Copy the data exactly; pictures stay out of the copy.

-- START Collected data --

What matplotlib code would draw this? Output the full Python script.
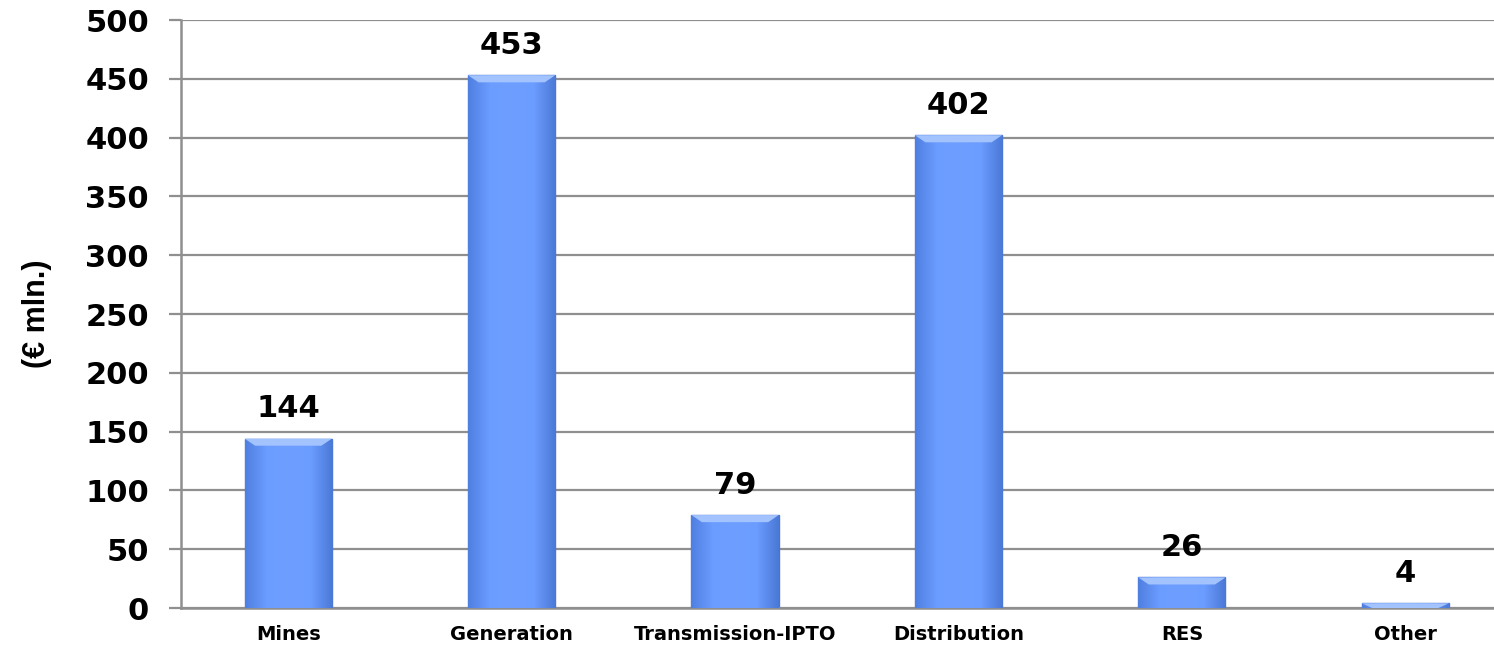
import numpy as np
import matplotlib
matplotlib.use('Agg')
import matplotlib.pyplot as plt
from matplotlib.colors import LinearSegmentedColormap

categories = ['Mines', 'Generation', 'Transmission-IPTO', 'Distribution', 'RES', 'Other']
values = [144, 453, 79, 402, 26, 4]
y_ticks = [0, 50, 100, 150, 200, 250, 300, 350, 400, 450, 500]

grid_color = '#8f8f8f'
bar_cmap = LinearSegmentedColormap.from_list(
    'bar', ['#4f7fe0', '#6b9cff', '#6e9fff', '#6b9cff', '#4a78d6'])


def shade_bar(ax, rect):
    # horizontal gradient clipped to the bar, plus a light bevel on top
    x0, y0 = rect.get_x(), rect.get_y()
    w, h = rect.get_width(), rect.get_height()
    grad = np.linspace(0, 1, 256).reshape(1, -1)
    im = ax.imshow(grad, cmap=bar_cmap, aspect='auto',
                   extent=(x0, x0 + w, y0, y0 + h), zorder=3)
    im.set_clip_path(rect)
    bevel = min(h, 6)
    top = plt.Polygon([(x0, y0 + h), (x0 + w, y0 + h),
                       (x0 + w * 0.88, y0 + h - bevel),
                       (x0 + w * 0.12, y0 + h - bevel)],
                      closed=True, facecolor='#a3c3ff', edgecolor='none',
                      zorder=4)
    ax.add_patch(top)


fig = plt.figure(figsize=(14.94, 6.46), dpi=100)
ax = fig.add_axes([181 / 1494, 38 / 646, 1336 / 1494, 588 / 646])

x = np.arange(len(categories))
bars = ax.bar(x, values, width=0.39, color='#6b9cff', edgecolor='#4a74c9',
              linewidth=1.0, zorder=2)
for rect in bars:
    shade_bar(ax, rect)

for xi, v in zip(x, values):
    ax.annotate(str(v), (xi, v), xytext=(0, 11), textcoords='offset points',
                ha='center', va='bottom', fontsize=22, fontweight='bold',
                color='black', zorder=5)

ax.set_xlim(-0.48, 5.5)
ax.set_ylim(0, 500)
ax.set_yticks(y_ticks)
ax.set_yticklabels([str(t) for t in y_ticks], fontsize=22, fontweight='bold')
ax.set_xticks(x)
ax.set_xticklabels(categories, fontsize=14, fontweight='bold')

ax.yaxis.grid(True, color=grid_color, linewidth=1.6, zorder=0)
ax.set_axisbelow(True)
for side in ['top', 'right']:
    ax.spines[side].set_visible(False)
ax.spines['left'].set_color(grid_color)
ax.spines['left'].set_linewidth(1.8)
ax.spines['bottom'].set_color(grid_color)
ax.spines['bottom'].set_linewidth(1.8)
ax.tick_params(axis='y', direction='out', length=9, width=1.6, color=grid_color,
               pad=14)
ax.tick_params(axis='x', length=0, pad=12)

ax.set_ylabel('(€ mln.)', fontsize=22, fontweight='bold',
              family='Liberation Sans', labelpad=24)

fig.savefig('out.png', dpi=100)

-- END Collected data --

**Response to this task**
What matplotlib code would draw this? Output the full Python script.
import numpy as np
import matplotlib
matplotlib.use('Agg')
import matplotlib.pyplot as plt
from matplotlib.colors import LinearSegmentedColormap

categories = ['Mines', 'Generation', 'Transmission-IPTO', 'Distribution', 'RES', 'Other']
values = [144, 453, 79, 402, 26, 4]
y_ticks = [0, 50, 100, 150, 200, 250, 300, 350, 400, 450, 500]

grid_color = '#8f8f8f'
bar_cmap = LinearSegmentedColormap.from_list(
    'bar', ['#4f7fe0', '#6b9cff', '#6e9fff', '#6b9cff', '#4a78d6'])


def shade_bar(ax, rect):
    # horizontal gradient clipped to the bar, plus a light bevel on top
    x0, y0 = rect.get_x(), rect.get_y()
    w, h = rect.get_width(), rect.get_height()
    grad = np.linspace(0, 1, 256).reshape(1, -1)
    im = ax.imshow(grad, cmap=bar_cmap, aspect='auto',
                   extent=(x0, x0 + w, y0, y0 + h), zorder=3)
    im.set_clip_path(rect)
    bevel = min(h, 6)
    top = plt.Polygon([(x0, y0 + h), (x0 + w, y0 + h),
                       (x0 + w * 0.88, y0 + h - bevel),
                       (x0 + w * 0.12, y0 + h - bevel)],
                      closed=True, facecolor='#a3c3ff', edgecolor='none',
                      zorder=4)
    ax.add_patch(top)


fig = plt.figure(figsize=(14.94, 6.46), dpi=100)
ax = fig.add_axes([181 / 1494, 38 / 646, 1336 / 1494, 588 / 646])

x = np.arange(len(categories))
bars = ax.bar(x, values, width=0.39, color='#6b9cff', edgecolor='#4a74c9',
              linewidth=1.0, zorder=2)
for rect in bars:
    shade_bar(ax, rect)

for xi, v in zip(x, values):
    ax.annotate(str(v), (xi, v), xytext=(0, 11), textcoords='offset points',
                ha='center', va='bottom', fontsize=22, fontweight='bold',
                color='black', zorder=5)

ax.set_xlim(-0.48, 5.5)
ax.set_ylim(0, 500)
ax.set_yticks(y_ticks)
ax.set_yticklabels([str(t) for t in y_ticks], fontsize=22, fontweight='bold')
ax.set_xticks(x)
ax.set_xticklabels(categories, fontsize=14, fontweight='bold')

ax.yaxis.grid(True, color=grid_color, linewidth=1.6, zorder=0)
ax.set_axisbelow(True)
for side in ['top', 'right']:
    ax.spines[side].set_visible(False)
ax.spines['left'].set_color(grid_color)
ax.spines['left'].set_linewidth(1.8)
ax.spines['bottom'].set_color(grid_color)
ax.spines['bottom'].set_linewidth(1.8)
ax.tick_params(axis='y', direction='out', length=9, width=1.6, color=grid_color,
               pad=14)
ax.tick_params(axis='x', length=0, pad=12)

ax.set_ylabel('(€ mln.)', fontsize=22, fontweight='bold',
              family='Liberation Sans', labelpad=24)

fig.savefig('out.png', dpi=100)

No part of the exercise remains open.